CellPLM

Overview

CellPLM is a single-cell foundation model that inverts the design paradigm of prior transformer-based approaches. Earlier models such as scGPT and Geneformer treat individual genes as tokens and single cells as sentences, following the natural language convention directly. CellPLM instead treats cells as tokens and tissues as sentences, allowing the model to explicitly learn relationships between cells rather than only within them. The work was published as a conference paper at ICLR 2024 and developed at Michigan State University by Hongzhi Wen and colleagues in the OmicsML group.

The core motivation stems from three structural differences between single-cell RNA sequencing (scRNA-seq) data and natural language. First, gene expression profiles are unordered bags of measurements, not sequences — violating a key assumption of standard language modeling. Second, relationships between neighboring cells in a tissue are biologically meaningful in ways that inter-sentence relationships rarely are in text. Third, single-cell data is far scarcer and noisier than the text corpora used to train large language models. CellPLM addresses all three challenges through its architecture and training strategy.

To handle variable-length inputs and reduce quadratic attention complexity, CellPLM replaces the standard transformer encoder with Flowformer, an attention variant that avoids full pairwise attention across cells. The model is pre-trained using spatially-resolved transcriptomic data, which provides ground-truth co-localization of cells within tissues and enables the model to learn biologically grounded cell-cell relationships.

Key Features

• Cell-as-token paradigm: Rather than treating genes as tokens, CellPLM encodes each cell as a single token and each tissue sample as a sequence, making cell-cell relationships first-class citizens of the representation.
• Spatially-aware pre-training: Training data includes spatially-resolved transcriptomics, giving the model ground-truth spatial co-occurrence information about which cells neighbor one another in tissue.
• Gaussian mixture prior: A Gaussian mixture prior distribution serves as an inductive bias to regularize the learned latent space and compensate for the small scale and high noise of single-cell datasets.
• 100x inference speedup: Cell embedding generation is reported to be approximately 100 times faster than prior pre-trained single-cell models, a practical advantage for large-scale atlas analysis.
• Flowformer attention: Replaces standard scaled dot-product attention to resolve input-length constraints and reduce computational complexity when processing variable numbers of cells per tissue sample.

Technical Details

CellPLM is an 85-million parameter encoder-decoder model. The encoder uses Flowformer, a linear-complexity attention mechanism, to process sequences of cell tokens. The decoder reconstructs masked gene expression profiles conditioned on the representations of neighboring cells — a masked modeling objective analogous to masked language modeling but operating at the cell level rather than the gene level.

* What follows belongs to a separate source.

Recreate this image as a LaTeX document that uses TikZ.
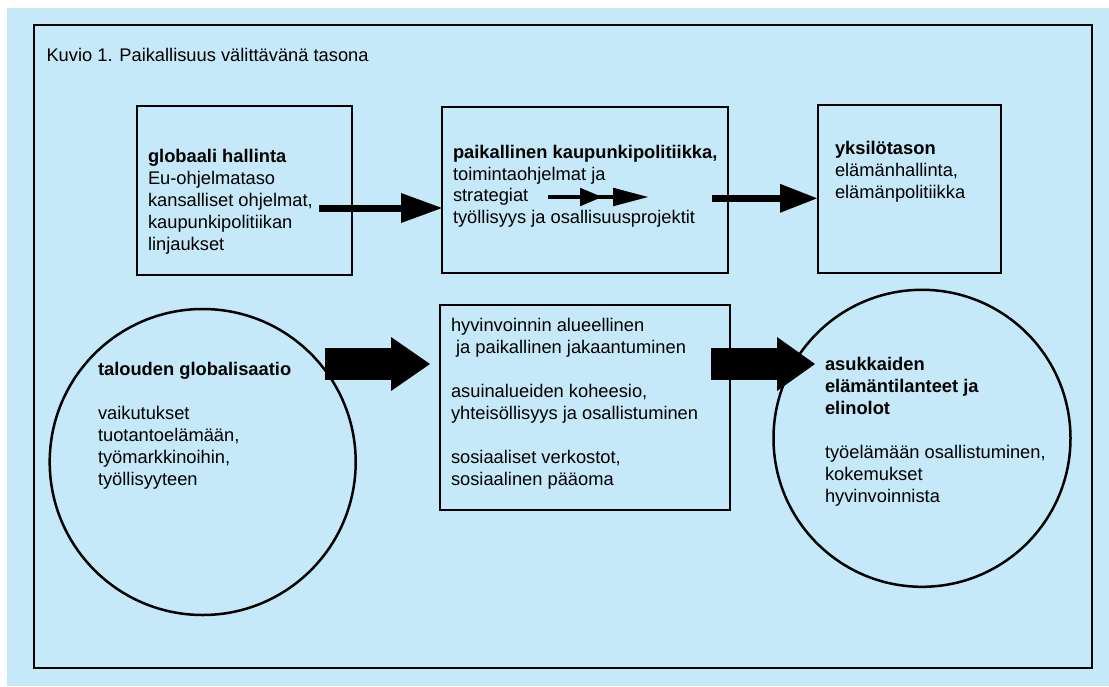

Pre-training uses spatially-resolved transcriptomic datasets in which the spatial positions of cells are known, allowing the model to group cells by tissue origin and learn from their co-occurrence context. The model checkpoint released publicly is labeled 20230926_85M, compatible with Python 3.9 and PyTorch >= 1.13 with CUDA >= 11.7.

On cell-type annotation benchmarks, CellPLM achieves accuracy scores ranging from 0.902 to 0.983 across six standard datasets — PBMC12K (0.975), Pancreas (0.983), HLCA (0.929), Immune (0.902), Brain (0.967), and Liver (0.913) — consistently matching or exceeding scGPT, Geneformer, scDiff, scANVI, and CellTypist. Inference speed for generating cell embeddings is reported as approximately 100 times higher than that of prior pre-trained baselines.

Applications

CellPLM is well-suited for researchers working on large-scale single-cell atlas analysis where inference cost is a constraint. Its primary validated application is cell-type annotation across diverse tissue types, with demonstrated accuracy on blood, pancreatic, pulmonary, immune, neural, and hepatic cell populations. The cell-as-token design also makes it a natural fit for studying cell-cell interactions and tissue microenvironments — use cases where the spatial or organizational context of a cell matters as much as its individual gene expression profile. The model is installable via pip install cellplm and is positioned for downstream fine-tuning on tasks such as perturbation response prediction and disease-state classification.

Impact

CellPLM was accepted to ICLR 2024 and represents a conceptually distinct branch in the single-cell foundation model landscape, challenging the assumption that the gene-as-token paradigm is the most natural mapping from language modeling to transcriptomics. The 100x inference speedup over existing pre-trained models is a meaningful practical contribution for users working with millions of cells. The primary limitation is that spatial transcriptomics data remains less abundant than standard scRNA-seq data, which constrains the scale of pre-training relative to models like scGPT or GeneFormer that can draw on larger unpaired datasets. Whether the cell-as-token paradigm generalizes robustly to tasks beyond annotation — such as gene regulatory inference or perturbation prediction — remains an open question that the field continues to investigate.